Hermès defies Hong Kong turmoil as Chinese demand buoys sales
today Oct 24, 2019
Thriving demand in mainland China drove sales higher at luxury brand Hermès in the third quarter, helping the Birkin-handbag maker offset a slowdown in Hong Kong, and the company said on Thursday that the momentum had carried into October.
Several months of pro-democracy demonstrations in Hong Kong, which descended into clashes earlier this week, have forced France’s Hermes and other luxury goods labels to temporarily shut stores and lose out on business in a key shopping hub.
Still, a clutch of high-end brands including Hermes are capitalizing on growing appetite for branded goods from a new generation of Chinese shoppers, who are starting to spend more online and within mainland China despite a slowing economy.
The company said sales growth in Hong Kong had slowed in the July to September quarter, but did not fall. Overall, revenue rose 18% to 1.7 billion euros ($1.89 billion) in the third quarter.

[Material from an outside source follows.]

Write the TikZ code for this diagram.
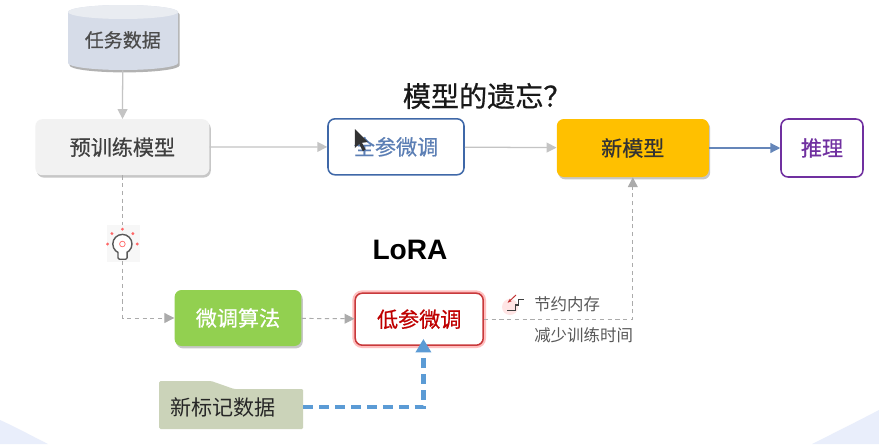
\documentclass[tikz,border=0pt]{standalone}
\usepackage{fontspec}
\setmainfont{Noto Sans CJK SC}
\newfontfamily\latinbold{Liberation Sans}
\newfontfamily\boxfont{Noto Sans CJK SC}[FakeBold=0.6]
\usepackage{tikz}
\usetikzlibrary{positioning,calc,arrows.meta,shadows}
\definecolor{linegray}{HTML}{ABABAB}
\definecolor{softline}{HTML}{C4C4C4}
\definecolor{dbfill}{HTML}{D6DCE8}
\definecolor{dbtop}{HTML}{E9ECF1}
\definecolor{paleblue}{HTML}{E9EEFB}
\definecolor{blueedge}{HTML}{3F68A8}
\definecolor{purpleedge}{HTML}{7030A0}
\definecolor{algogreen}{HTML}{92D050}
\definecolor{amber}{HTML}{FFC000}
\definecolor{loredge}{HTML}{C8393B}
\definecolor{notefill}{HTML}{CBD3B9}
\definecolor{dataline}{HTML}{5B9BD5}

\begin{document}
\begin{tikzpicture}[
    softshadow/.style={drop shadow={shadow xshift=1pt, shadow yshift=-1.7pt, fill=black!40, opacity=0.55}},
    boxnode/.style={rounded corners=5pt, minimum height=1.4cm, align=center, font=\boxfont\fontsize{15}{15}\selectfont},
    outlined/.style={boxnode, draw, line width=1.1pt, fill=white},
    flow/.style={-{Triangle[length=7pt, width=7pt]}, color=softline, line width=0.9pt},
    dashflow/.style={-{Triangle[length=7pt, width=7pt]}, color=linegray, line width=0.7pt, dash pattern=on 3pt off 2.5pt},
    smalltext/.style={font=\fontsize{11.7}{12}\selectfont, text=black!65, anchor=west, inner sep=0pt},
    headline/.style={font=\boxfont\fontsize{20}{20}\selectfont, text=black!90},
]
% page and pale corners
\path[use as bounding box, fill=white] (0, 0) rectangle (21.975, 11.1);
\fill[paleblue] (0, 0) -- (0, 0.6) .. controls (0.4, 0.42) and (0.8, 0.2) .. (1.2, 0) -- cycle;
\fill[paleblue] (21.975, 0) -- (21.975, 0.85) .. controls (21.4, 0.55) and (20.8, 0.25) .. (20.3, 0) -- cycle;

% data drum
\def\drumbody{(1.7, 10.8) -- (1.7, 9.525) arc[start angle=180, end angle=360, x radius=1.375, y radius=0.175] -- (4.45, 10.8) arc[start angle=0, end angle=180, x radius=1.375, y radius=0.175] -- cycle}
\fill[black!40, opacity=0.75, shift={(0.04, -0.06)}] \drumbody;
\fill[dbfill] \drumbody;
\fill[dbtop] (3.075, 10.8) ellipse[x radius=1.375, y radius=0.175];
\node[minimum width=2.75cm, minimum height=1.5cm, inner sep=0pt, font=\boxfont\fontsize{13.5}{14}\selectfont, text=black!70] (db) at (3.07, 10.1) {任务数据};

% top row
\node[boxnode, fill=black!5, minimum width=4.35cm, text=black!75, softshadow] (pretrain) at (3.06, 7.42) {预训练模型};
\node[outlined, draw=blueedge, text=blueedge!85, minimum width=3.4cm] (fulltune) at (9.9, 7.43) {全参微调};
\node[boxnode, fill=amber, minimum width=3.8cm, minimum height=1.45cm, text=black!80, softshadow] (newmodel) at (15.82, 7.4) {新模型};
\node[outlined, draw=purpleedge, text=purpleedge, minimum width=2.05cm, minimum height=1.45cm] (infer) at (20.55, 7.4) {推理};
\node[headline] (forget) at (12.18, 8.7) {模型的遗忘？};

% bottom row
\node[boxnode, fill=algogreen, minimum width=3.17cm, text=white, softshadow] (algo) at (5.95, 3.15) {微调算法};
\node[outlined, draw=loredge, text=red!75!black, minimum width=3.2cm, minimum height=1.3cm,
      preaction={draw=red!25, line width=4pt}] (lora) at (10.48, 3.12) {低参微调};
\node[font=\latinbold\fontsize{20}{20}\selectfont\bfseries, text=black] (loratitle) at (10.25, 4.85) {LoRA};

% folder note
\fill[notefill, rounded corners=1pt] (3.98, 0.375) -- (3.98, 1.575) -- (5.28, 1.575) -- (5.85, 1.375) -- (7.58, 1.375) -- (7.58, 0.375) -- cycle;
\node[inner xsep=0.27cm, inner ysep=0pt, text width=3.06cm, minimum height=1cm, align=left,
      font=\fontsize{15}{15}\selectfont, text=black!85] (newdata) at (5.78, 0.925) {新标记数据};

% bulb icon
\fill[black!3] (2.67, 4.55) rectangle (3.5, 5.475);
\node[circle, draw=black!65, line width=1pt, minimum size=0.48cm, inner sep=0pt, fill=white] (bulb) at (3.06, 5) {};
\draw[black!65, line width=1pt, rounded corners=1pt, fill=white] (2.95, 4.8) -- (2.95, 4.62) -- (3.18, 4.62) -- (3.18, 4.8);
\draw[red!60, line width=0.5pt] (bulb.center) circle (0.07);
\foreach \ang in {0, 45, 90, 135, 180} {
    \fill[red!60] ($(bulb.center)+(\ang:0.37)$) circle (0.04);
}
\coordinate (bulbtop) at (3.06, 5.47);
\coordinate (bulbfoot) at (3.06, 4.58);

% step icon
\fill[red!10] (12.75, 3.425) circle (0.2);
\draw[black!75, line width=0.8pt] (12.68, 3.33) -- (12.88, 3.33) -- (12.88, 3.475) -- (12.96, 3.475) -- (12.96, 3.62) -- (13.1, 3.62);
\draw[-{Stealth[length=3pt]}, red!70!black!80, line width=0.7pt] (12.9, 3.725) -- (12.69, 3.53);

% side notes
\node[smalltext] (saving) at (13.35, 3.5) {节约内存};
\node[smalltext] (faster) at (13.35, 2.72) {减少训练时间};

% cursor
\fill[black!80] (8.87, 7.875) -- (8.87, 7.4) -- (8.98, 7.5) -- (9.07, 7.32) -- (9.14, 7.36) -- (9.05, 7.53) -- (9.2, 7.55) -- cycle;

% connectors
\draw[flow] (db) -- (pretrain);
\draw[flow] (pretrain) -- (fulltune);
\draw[flow] (fulltune) -- (newmodel);
\draw[-{Triangle[length=7pt, width=7pt]}, color=blueedge!80, line width=0.9pt] (newmodel) -- (infer);
\draw[color=linegray, line width=0.7pt, dash pattern=on 3pt off 2.5pt] (pretrain) -- (bulbtop);
\draw[dashflow] (bulbfoot) |- (algo.west);
\draw[dashflow] (algo) -- (lora);
\draw[dashflow] (lora.east) -| (newmodel.south);
\draw[-{Triangle[length=9.5pt, width=10.6pt]}, color=dataline, line width=3.5pt, dash pattern=on 7pt off 4.3pt, shorten >=-5pt]
    (newdata.east) -| ([xshift=3pt]lora.south);
\end{tikzpicture}
\end{document}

Hermes shares were up 1.5% in morning trade.
At LVMH revenues contracted by around 25% in the period in Hong Kong, while others like Germany’s Hugo Boss were hit even harder.
Hermes - whose famed products like the $10,000-plus Birkin handbag often generate waiting lists, helping the brand maintain its position as a status symbol - said the launch of its e-commerce site in China a year ago was helping drive revenue.
Sales growth across the broader Asia region grew by 20.1% in the third quarter on a comparable basis, accelerating from the previous three months, when rivals like LVMH’s Louis Vuitton reported stable trends in mainland China in the period.
“Our digital site has allowed us to attract new clients... It’s given us visibility,” Finance Chief Eric du Halgouet told reporters.
Brands are looking to draw shoppers outside China’s main cities where they may lack stores, and are targeting growing demand from “Gen Z” shoppers in their early 20s, often supported by their parents’ income.
Hermes peers including Vuitton and Kering’s Gucci have been running online sites in China since 2017, while others like jeweler Tiffany are catching up with new e-commerce roll-outs.
Brands are also investing in social media campaigns or events like “pop-ups” in China to drum up interest.
Hermes temporarily set up shop in a Beijing record store in May, for instance, in an event that focused on its silk scarves and promoted via online platform WeChat.
Du Halgouet added that the “very favorable trends” in China - where the government has also encouraged shoppers to spend more at home with VAT and import duty cuts - had continued into October.
On a like-for-like basis, which strips out currency swings and the effect of shop openings, Hermes sales were up 15% in the third quarter, accelerating from the 12.3% posted a quarter earlier, and coming in higher than some analysts had expected.
Hermes’ silk business recovered slightly from a lull, while its core leather handbag division grew steadily.
The company - which trades off its “Made in France” cachet and was originally founded as a saddle maker - said it was opening three new leather goods workshops in the country between 2020 and 2022 to keep up with demand.